Task brief:
Pictures stay out. Extract the lines below from the first one through the line with "18.5, 19.0, 19.5];", both included.

Data:
┌──
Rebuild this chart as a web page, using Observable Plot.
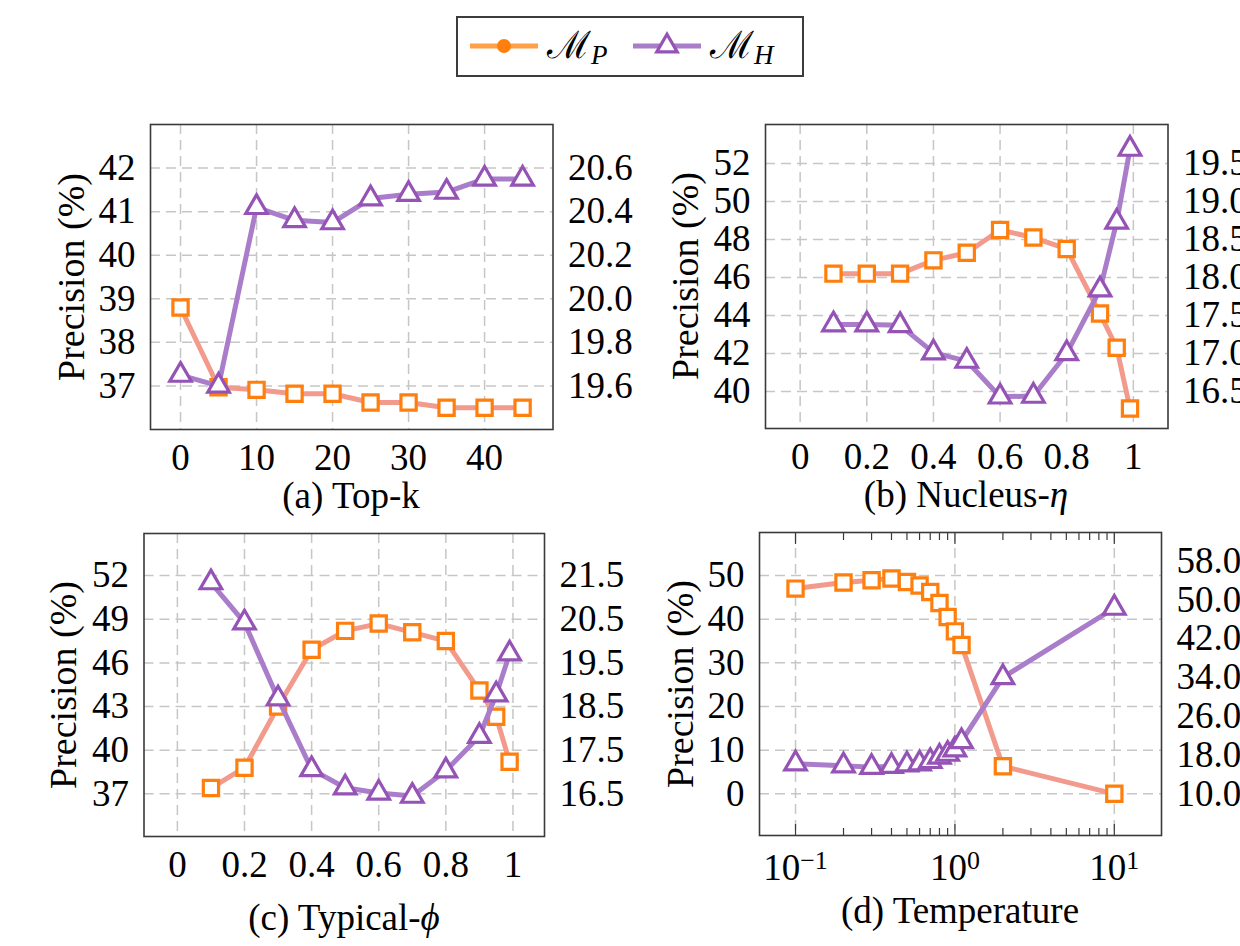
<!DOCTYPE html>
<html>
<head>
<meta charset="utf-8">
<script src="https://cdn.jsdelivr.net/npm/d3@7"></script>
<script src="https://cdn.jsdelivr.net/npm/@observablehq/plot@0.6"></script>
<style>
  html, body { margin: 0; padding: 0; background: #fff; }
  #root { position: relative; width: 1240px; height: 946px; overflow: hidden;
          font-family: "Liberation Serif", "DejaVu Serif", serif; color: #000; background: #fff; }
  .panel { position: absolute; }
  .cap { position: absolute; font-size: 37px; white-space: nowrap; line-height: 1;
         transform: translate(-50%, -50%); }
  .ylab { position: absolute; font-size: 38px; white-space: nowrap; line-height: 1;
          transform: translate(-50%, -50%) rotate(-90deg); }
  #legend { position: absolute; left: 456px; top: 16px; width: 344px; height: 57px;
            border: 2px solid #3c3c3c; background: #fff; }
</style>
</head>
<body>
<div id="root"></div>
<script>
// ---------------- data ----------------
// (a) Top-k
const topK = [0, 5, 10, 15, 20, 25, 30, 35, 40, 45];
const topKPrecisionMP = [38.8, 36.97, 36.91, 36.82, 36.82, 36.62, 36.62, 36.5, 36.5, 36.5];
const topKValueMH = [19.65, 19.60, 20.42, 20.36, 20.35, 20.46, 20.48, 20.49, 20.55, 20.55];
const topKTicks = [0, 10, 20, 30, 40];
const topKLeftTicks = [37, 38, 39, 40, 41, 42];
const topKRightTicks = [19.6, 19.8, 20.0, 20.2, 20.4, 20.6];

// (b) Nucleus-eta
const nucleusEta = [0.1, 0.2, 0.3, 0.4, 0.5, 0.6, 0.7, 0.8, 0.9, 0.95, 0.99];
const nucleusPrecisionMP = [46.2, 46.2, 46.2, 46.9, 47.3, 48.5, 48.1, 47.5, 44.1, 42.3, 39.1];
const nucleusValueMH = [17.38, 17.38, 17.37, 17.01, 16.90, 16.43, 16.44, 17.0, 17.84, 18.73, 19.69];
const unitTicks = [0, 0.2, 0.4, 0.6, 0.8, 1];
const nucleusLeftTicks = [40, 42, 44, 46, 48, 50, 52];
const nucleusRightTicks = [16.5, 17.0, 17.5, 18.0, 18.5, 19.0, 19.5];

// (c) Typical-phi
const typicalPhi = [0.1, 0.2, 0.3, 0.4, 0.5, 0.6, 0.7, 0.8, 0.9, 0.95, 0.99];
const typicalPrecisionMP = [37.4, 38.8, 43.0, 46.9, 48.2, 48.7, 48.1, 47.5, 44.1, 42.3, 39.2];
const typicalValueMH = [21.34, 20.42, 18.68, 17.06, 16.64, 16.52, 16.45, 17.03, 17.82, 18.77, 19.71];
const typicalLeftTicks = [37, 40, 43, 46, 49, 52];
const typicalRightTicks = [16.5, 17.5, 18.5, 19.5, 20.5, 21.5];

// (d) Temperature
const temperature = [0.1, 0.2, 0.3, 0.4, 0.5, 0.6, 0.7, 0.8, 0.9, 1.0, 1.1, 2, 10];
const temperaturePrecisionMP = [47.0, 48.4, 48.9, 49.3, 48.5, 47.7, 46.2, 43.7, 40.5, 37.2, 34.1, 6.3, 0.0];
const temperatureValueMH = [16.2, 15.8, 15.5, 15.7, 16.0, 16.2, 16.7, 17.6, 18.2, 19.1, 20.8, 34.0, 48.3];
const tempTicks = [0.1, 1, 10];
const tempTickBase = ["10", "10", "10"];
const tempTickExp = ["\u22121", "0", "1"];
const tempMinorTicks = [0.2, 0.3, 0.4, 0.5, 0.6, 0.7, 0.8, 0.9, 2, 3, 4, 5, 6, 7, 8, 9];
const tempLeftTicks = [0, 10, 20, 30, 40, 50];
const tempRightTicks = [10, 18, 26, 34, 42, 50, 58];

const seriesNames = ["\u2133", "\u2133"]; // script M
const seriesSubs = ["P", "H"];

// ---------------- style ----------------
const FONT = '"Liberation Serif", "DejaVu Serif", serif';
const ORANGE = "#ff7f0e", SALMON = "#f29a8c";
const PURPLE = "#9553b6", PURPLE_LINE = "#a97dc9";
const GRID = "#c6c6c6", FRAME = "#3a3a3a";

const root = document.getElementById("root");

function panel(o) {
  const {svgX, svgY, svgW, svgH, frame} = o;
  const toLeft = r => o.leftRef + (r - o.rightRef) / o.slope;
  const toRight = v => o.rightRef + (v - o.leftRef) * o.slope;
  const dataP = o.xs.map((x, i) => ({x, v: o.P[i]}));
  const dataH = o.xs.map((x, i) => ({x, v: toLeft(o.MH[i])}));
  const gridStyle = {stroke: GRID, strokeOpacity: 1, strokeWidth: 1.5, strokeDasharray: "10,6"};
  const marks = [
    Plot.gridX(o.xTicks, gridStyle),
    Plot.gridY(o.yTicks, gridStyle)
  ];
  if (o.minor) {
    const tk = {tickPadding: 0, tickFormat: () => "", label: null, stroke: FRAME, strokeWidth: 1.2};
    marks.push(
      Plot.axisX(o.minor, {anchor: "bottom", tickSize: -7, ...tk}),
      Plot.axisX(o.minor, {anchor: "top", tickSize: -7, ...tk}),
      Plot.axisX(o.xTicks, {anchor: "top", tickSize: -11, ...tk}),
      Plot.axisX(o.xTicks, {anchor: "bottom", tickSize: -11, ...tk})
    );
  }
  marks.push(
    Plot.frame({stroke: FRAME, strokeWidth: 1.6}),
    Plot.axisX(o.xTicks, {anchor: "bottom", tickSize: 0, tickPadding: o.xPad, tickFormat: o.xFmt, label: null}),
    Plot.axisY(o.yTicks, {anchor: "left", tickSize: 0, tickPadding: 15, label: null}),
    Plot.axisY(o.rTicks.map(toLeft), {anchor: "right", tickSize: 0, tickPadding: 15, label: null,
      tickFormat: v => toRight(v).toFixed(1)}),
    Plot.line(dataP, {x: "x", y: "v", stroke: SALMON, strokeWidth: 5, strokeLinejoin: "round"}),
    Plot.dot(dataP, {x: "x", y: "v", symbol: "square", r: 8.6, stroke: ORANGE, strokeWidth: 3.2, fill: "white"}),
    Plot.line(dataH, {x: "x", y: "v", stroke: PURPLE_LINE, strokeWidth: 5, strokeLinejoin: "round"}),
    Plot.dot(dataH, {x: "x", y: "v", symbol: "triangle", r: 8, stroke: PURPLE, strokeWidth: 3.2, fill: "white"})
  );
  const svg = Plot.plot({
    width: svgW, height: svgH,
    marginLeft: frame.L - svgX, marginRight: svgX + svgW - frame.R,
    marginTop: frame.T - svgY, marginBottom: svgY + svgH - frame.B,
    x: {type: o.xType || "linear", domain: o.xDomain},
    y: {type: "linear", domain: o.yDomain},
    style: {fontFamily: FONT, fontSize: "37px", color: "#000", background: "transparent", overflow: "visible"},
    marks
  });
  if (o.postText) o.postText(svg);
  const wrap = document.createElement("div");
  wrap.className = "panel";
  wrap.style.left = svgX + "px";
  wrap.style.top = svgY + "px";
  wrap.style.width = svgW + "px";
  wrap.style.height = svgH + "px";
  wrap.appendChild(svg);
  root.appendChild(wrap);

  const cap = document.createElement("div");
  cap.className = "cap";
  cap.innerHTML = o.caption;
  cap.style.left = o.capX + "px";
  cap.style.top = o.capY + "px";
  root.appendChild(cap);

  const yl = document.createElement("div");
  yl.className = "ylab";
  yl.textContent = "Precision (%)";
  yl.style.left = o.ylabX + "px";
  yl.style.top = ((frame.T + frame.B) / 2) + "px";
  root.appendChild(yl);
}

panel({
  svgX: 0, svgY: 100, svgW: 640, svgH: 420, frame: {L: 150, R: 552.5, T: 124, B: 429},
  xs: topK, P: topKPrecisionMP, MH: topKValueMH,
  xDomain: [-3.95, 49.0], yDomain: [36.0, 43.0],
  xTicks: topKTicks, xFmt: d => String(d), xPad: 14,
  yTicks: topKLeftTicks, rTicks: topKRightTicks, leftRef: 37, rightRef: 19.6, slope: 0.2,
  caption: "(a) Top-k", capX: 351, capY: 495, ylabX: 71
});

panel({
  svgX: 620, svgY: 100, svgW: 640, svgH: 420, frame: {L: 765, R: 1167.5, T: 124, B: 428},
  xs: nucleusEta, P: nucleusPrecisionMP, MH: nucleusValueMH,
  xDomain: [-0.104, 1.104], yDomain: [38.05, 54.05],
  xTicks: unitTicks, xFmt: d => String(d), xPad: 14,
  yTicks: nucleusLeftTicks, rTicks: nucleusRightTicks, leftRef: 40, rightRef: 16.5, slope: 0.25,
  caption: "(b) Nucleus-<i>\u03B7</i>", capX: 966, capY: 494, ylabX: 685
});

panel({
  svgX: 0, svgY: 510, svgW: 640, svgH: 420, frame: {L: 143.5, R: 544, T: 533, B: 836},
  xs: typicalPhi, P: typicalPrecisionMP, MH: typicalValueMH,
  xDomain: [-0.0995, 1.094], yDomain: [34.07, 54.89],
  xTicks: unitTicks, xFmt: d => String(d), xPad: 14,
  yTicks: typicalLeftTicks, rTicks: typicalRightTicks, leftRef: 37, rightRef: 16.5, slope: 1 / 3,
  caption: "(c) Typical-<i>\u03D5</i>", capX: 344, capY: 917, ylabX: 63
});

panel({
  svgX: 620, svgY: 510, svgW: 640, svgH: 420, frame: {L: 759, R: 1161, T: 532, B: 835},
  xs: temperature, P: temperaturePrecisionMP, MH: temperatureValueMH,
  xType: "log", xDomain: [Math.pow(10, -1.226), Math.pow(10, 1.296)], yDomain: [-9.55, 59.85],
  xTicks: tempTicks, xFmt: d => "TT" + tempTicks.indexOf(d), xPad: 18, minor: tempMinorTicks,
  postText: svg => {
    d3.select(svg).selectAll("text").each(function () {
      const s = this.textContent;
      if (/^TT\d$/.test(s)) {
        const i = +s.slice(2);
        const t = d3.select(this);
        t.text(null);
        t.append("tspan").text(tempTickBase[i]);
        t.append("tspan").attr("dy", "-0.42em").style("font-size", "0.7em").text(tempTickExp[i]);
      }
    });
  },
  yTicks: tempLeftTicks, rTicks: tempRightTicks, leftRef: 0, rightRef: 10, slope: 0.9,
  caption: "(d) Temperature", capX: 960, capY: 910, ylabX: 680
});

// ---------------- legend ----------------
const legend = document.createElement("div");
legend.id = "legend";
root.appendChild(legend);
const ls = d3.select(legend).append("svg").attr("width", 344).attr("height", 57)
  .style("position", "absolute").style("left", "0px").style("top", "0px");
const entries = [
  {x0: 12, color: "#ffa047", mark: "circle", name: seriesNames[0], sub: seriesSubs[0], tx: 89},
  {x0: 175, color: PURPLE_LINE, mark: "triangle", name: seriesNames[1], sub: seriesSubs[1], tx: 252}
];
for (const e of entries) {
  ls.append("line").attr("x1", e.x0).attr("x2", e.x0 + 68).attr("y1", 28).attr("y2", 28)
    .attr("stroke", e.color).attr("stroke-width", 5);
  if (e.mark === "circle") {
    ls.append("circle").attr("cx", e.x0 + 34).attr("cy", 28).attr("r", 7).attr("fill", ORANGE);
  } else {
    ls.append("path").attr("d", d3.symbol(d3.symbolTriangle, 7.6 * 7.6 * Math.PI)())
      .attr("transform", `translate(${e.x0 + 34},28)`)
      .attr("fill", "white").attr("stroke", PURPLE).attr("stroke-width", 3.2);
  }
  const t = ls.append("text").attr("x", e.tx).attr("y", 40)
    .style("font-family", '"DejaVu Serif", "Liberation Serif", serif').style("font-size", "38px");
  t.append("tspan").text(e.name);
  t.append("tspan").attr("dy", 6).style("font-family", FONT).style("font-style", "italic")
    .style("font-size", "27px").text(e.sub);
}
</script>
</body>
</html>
└──
Solution for this problem:
Rebuild this chart as a web page, using Observable Plot.
<!DOCTYPE html>
<html>
<head>
<meta charset="utf-8">
<script src="https://cdn.jsdelivr.net/npm/d3@7"></script>
<script src="https://cdn.jsdelivr.net/npm/@observablehq/plot@0.6"></script>
<style>
  html, body { margin: 0; padding: 0; background: #fff; }
  #root { position: relative; width: 1240px; height: 946px; overflow: hidden;
          font-family: "Liberation Serif", "DejaVu Serif", serif; color: #000; background: #fff; }
  .panel { position: absolute; }
  .cap { position: absolute; font-size: 37px; white-space: nowrap; line-height: 1;
         transform: translate(-50%, -50%); }
  .ylab { position: absolute; font-size: 38px; white-space: nowrap; line-height: 1;
          transform: translate(-50%, -50%) rotate(-90deg); }
  #legend { position: absolute; left: 456px; top: 16px; width: 344px; height: 57px;
            border: 2px solid #3c3c3c; background: #fff; }
</style>
</head>
<body>
<div id="root"></div>
<script>
// ---------------- data ----------------
// (a) Top-k
const topK = [0, 5, 10, 15, 20, 25, 30, 35, 40, 45];
const topKPrecisionMP = [38.8, 36.97, 36.91, 36.82, 36.82, 36.62, 36.62, 36.5, 36.5, 36.5];
const topKValueMH = [19.65, 19.60, 20.42, 20.36, 20.35, 20.46, 20.48, 20.49, 20.55, 20.55];
const topKTicks = [0, 10, 20, 30, 40];
const topKLeftTicks = [37, 38, 39, 40, 41, 42];
const topKRightTicks = [19.6, 19.8, 20.0, 20.2, 20.4, 20.6];

// (b) Nucleus-eta
const nucleusEta = [0.1, 0.2, 0.3, 0.4, 0.5, 0.6, 0.7, 0.8, 0.9, 0.95, 0.99];
const nucleusPrecisionMP = [46.2, 46.2, 46.2, 46.9, 47.3, 48.5, 48.1, 47.5, 44.1, 42.3, 39.1];
const nucleusValueMH = [17.38, 17.38, 17.37, 17.01, 16.90, 16.43, 16.44, 17.0, 17.84, 18.73, 19.69];
const unitTicks = [0, 0.2, 0.4, 0.6, 0.8, 1];
const nucleusLeftTicks = [40, 42, 44, 46, 48, 50, 52];
const nucleusRightTicks = [16.5, 17.0, 17.5, 18.0, 18.5, 19.0, 19.5];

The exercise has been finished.